There is no real concern of having too many load-bearing walls. Instead, the concern lies in too few. Consequences of the removal of a load-bearing wall include home collapse, room collapse, or minor forms of destruction such as the cracking of wall, floor, and/or ceiling finishings, caved in floors, etc. Numbers may be crucial when it comes to load-bearing walls, but the location is where the crux lies - depending on the location of the wall, damage can either be total and complete, or minimal.
In essence, a load-bearing wall is one that helps to support its host structure, and not simply provide insulation. In other words, a wall that helps hold up the upstairs, the roof, other nearby walls, etc. is a load-bearing wall support, as it is a form of support that bears a load. Generally speaking, many homes have about two of these walls, some four, and others with everything in between and beyond. Because of modern architecture aesthetics, builders purposefully disguise load bearing walls to create a form of symmetry when symmetry is now considered to be an umbrella term for generalized, simple beauty. In the past, these walls would be a bit more obvious so homeowners would not accidentally work on these walls for the sake of remodeling. Generally, these walls have a center beam perpendicular to the floor and floor joints.

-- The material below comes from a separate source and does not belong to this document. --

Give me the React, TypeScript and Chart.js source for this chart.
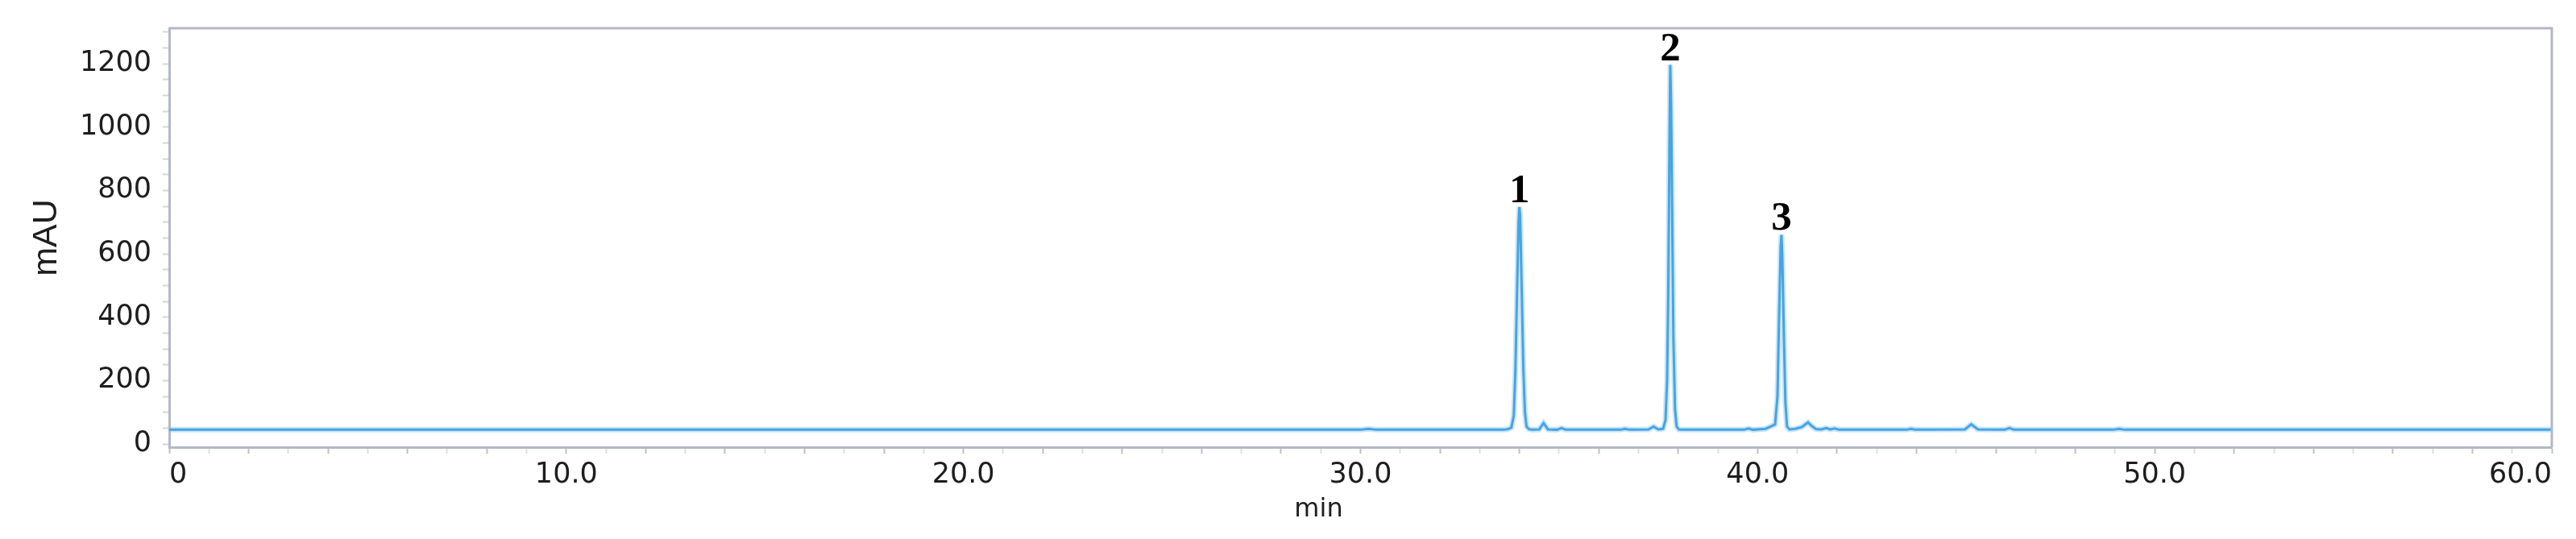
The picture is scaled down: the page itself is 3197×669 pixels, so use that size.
import React, { useEffect, useRef } from 'react';
import { Chart, registerables } from 'chart.js';

Chart.register(...registerables);

// Retention time (min)
const retentionTimes = [
  0, 5, 10, 15, 20, 25,
  30.0, 30.2, 30.4,
  33.0, 33.6, 33.72, 33.8, 33.86, 33.9, 33.94, 33.98, 34.0, 34.02, 34.06, 34.1, 34.14, 34.18, 34.24, 34.32,
  34.5, 34.61, 34.72, 34.95, 35.06, 35.17,
  36.55, 36.66, 36.77, 37.25, 37.38, 37.5,
  37.62, 37.68, 37.72, 37.75, 37.78, 37.8, 37.82, 37.85, 37.88, 37.92, 37.96, 38.02, 38.1,
  39.65, 39.77, 39.88, 40.2, 40.34, 40.44,
  40.5, 40.54, 40.58, 40.6, 40.62, 40.66, 40.7, 40.74, 40.8,
  40.95, 41.12, 41.27, 41.37, 41.47, 41.6, 41.73, 41.83, 41.94, 42.05,
  43.75, 43.86, 43.97, 45.22, 45.38, 45.55, 46.22, 46.34, 46.46,
  48.95, 49.1, 49.25, 55, 60,
];

// Absorbance (mAU)
const absorbance = [
  45, 45, 45, 45, 45, 45,
  45, 48, 45,
  45, 45, 47, 52, 90, 230, 470, 700, 748, 720, 480, 240, 100, 55, 47, 45,
  46, 66, 46, 45, 50, 45,
  45, 48, 45, 46, 55, 46,
  48, 75, 200, 480, 950, 1196, 1080, 700, 330, 110, 55, 46, 45,
  45, 49, 45, 48, 56, 62,
  150, 400, 620, 660, 600, 350, 130, 55, 46,
  48, 54, 68, 56, 47, 46, 50, 46, 49, 45,
  45, 48, 45, 46, 62, 46, 45, 50, 45,
  45, 48, 45, 45, 45,
];

const peakNames = ['1', '2', '3'];
const peakTimes = [34.0, 37.8, 40.6];
const peakHeights = [748, 1196, 660];

const yLabelValues = [0, 200, 400, 600, 800, 1000, 1200];
const xLabelValues = [0, 10, 20, 30, 40, 50, 60];
const xAxisTitle = 'min';
const yAxisTitle = 'mAU';

const AXIS_COLOR = '#b4b7c8';
const TEXT_COLOR = '#1e1e1e';

const framePlugin = {
  id: 'frameTopRight',
  afterDraw(chart: any) {
    const { ctx, chartArea } = chart;
    ctx.save();
    ctx.strokeStyle = AXIS_COLOR;
    ctx.lineWidth = 3;
    ctx.beginPath();
    ctx.moveTo(chartArea.left, chartArea.top);
    ctx.lineTo(chartArea.right, chartArea.top);
    ctx.lineTo(chartArea.right, chartArea.bottom);
    ctx.stroke();
    ctx.restore();
  },
};

const xTitlePlugin = {
  id: 'xTitle',
  afterDraw(chart: any) {
    const { ctx, chartArea } = chart;
    ctx.save();
    ctx.fillStyle = TEXT_COLOR;
    ctx.font = '32px "DejaVu Sans", Verdana, sans-serif';
    ctx.textAlign = 'center';
    ctx.textBaseline = 'middle';
    ctx.fillText(xAxisTitle, (chartArea.left + chartArea.right) / 2 - 52, 633);
    ctx.restore();
  },
};

const peakLabelPlugin = {
  id: 'peakLabels',
  afterDatasetsDraw(chart: any) {
    const { ctx, scales } = chart;
    ctx.save();
    ctx.fillStyle = '#000';
    ctx.font = 'bold 51px "Liberation Serif", "DejaVu Serif", serif';
    ctx.textAlign = 'center';
    ctx.textBaseline = 'alphabetic';
    peakNames.forEach((name, i) => {
      const x = scales.x.getPixelForValue(peakTimes[i]);
      const y = scales.y.getPixelForValue(peakHeights[i]);
      ctx.fillText(name, x, y - 6);
    });
    ctx.restore();
  },
};

export default function App() {
  const canvasRef = useRef<HTMLCanvasElement | null>(null);

  useEffect(() => {
    document.body.style.margin = '0';
    const canvas = canvasRef.current;
    if (!canvas) return;
    const points = retentionTimes.map((t, i) => ({ x: t, y: absorbance[i] }));

    const chart = new Chart(canvas, {
      type: 'line',
      data: {
        datasets: [
          {
            data: points,
            borderColor: 'rgba(125, 192, 240, 0.4)',
            borderWidth: 7,
            pointRadius: 0,
            tension: 0,
            fill: false,
          },
          {
            data: points,
            borderColor: '#2391da',
            borderWidth: 3,
            pointRadius: 0,
            tension: 0,
            fill: false,
          },
        ],
      },
      options: {
        responsive: false,
        animation: false,
        events: [],
        layout: { padding: { top: 34, right: 30, left: 0, bottom: 0 } },
        plugins: {
          legend: { display: false },
          tooltip: { enabled: false },
        },
        scales: {
          x: {
            type: 'linear',
            min: 0,
            max: 60,
            afterFit: (s: any) => {
              s.height = 114;
            },
            ticks: {
              stepSize: 1,
              autoSkip: false,
              maxRotation: 0,
              minRotation: 0,
              align: 'inner',
              padding: 6,
              color: TEXT_COLOR,
              font: { family: '"DejaVu Sans", Verdana, sans-serif', size: 35 },
              callback: (v: any) => {
                const n = Number(v);
                if (!xLabelValues.includes(n)) return '';
                return n === 0 ? '0' : n.toFixed(1);
              },
            },
            grid: {
              drawOnChartArea: false,
              drawTicks: true,
              tickLength: 8,
              tickColor: (c: any) =>
                c.tick && Math.round(c.tick.value) % 2 === 0 ? '#bcbfcd' : '#dcdee6',
              tickWidth: 2,
            },
            border: { display: true, color: AXIS_COLOR, width: 3 },
            title: { display: false },
          },
          y: {
            type: 'linear',
            min: -10,
            max: 1312,
            afterFit: (s: any) => {
              s.width = 210;
            },
            afterBuildTicks: (s: any) => {
              s.ticks = Array.from({ length: 27 }, (_, i) => ({ value: i * 50 }));
            },
            ticks: {
              autoSkip: false,
              padding: 14,
              color: TEXT_COLOR,
              font: { family: '"DejaVu Sans", Verdana, sans-serif', size: 35 },
              callback: (v: any) => {
                const n = Number(v);
                return yLabelValues.includes(n) ? String(n) : '';
              },
            },
            grid: {
              drawOnChartArea: false,
              drawTicks: true,
              tickLength: 8,
              tickColor: '#d2d4dd',
              tickWidth: 2,
            },
            border: { display: true, color: AXIS_COLOR, width: 3 },
            title: {
              display: true,
              text: yAxisTitle,
              color: TEXT_COLOR,
              font: { family: '"Liberation Sans", Arial, sans-serif', size: 43 },
              padding: { top: 32, bottom: 0 },
            },
          },
        },
      },
      plugins: [framePlugin, xTitlePlugin, peakLabelPlugin],
    });

    return () => {
      chart.destroy();
    };
  }, []);

  return (
    <div style={{ width: 3197, height: 669 }}>
      <canvas ref={canvasRef} width={3197} height={669} style={{ display: 'block' }} />
    </div>
  );
}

Consider an outline of a square, and note them as walls. Then, imagine there is a roof on top of the square, pushing onto the walls. If the structure is a perfect square, then the pressure is spread about evenly onto each of the four walls. Now, take one side of the square, or a wall, away - the roof should remain, correct? So, the side that was taken away cannot be considered a load bearing wall. Say another side is taken away - if a wall next to the vacant space is now absent, the roof has a high chance of toppling over, but if the wall on the opposite side is taken away, there is a good chance the roof will stay. So, to keep the roof alive, there are two parallel walls absent, and two that, apparently, are load bearing. Why are the two remaining considered to be load bearing? It is because if either one was taken away, the roof will collapse; structural damage will result from the absence of one of the mentioned walls, so they are load bearing.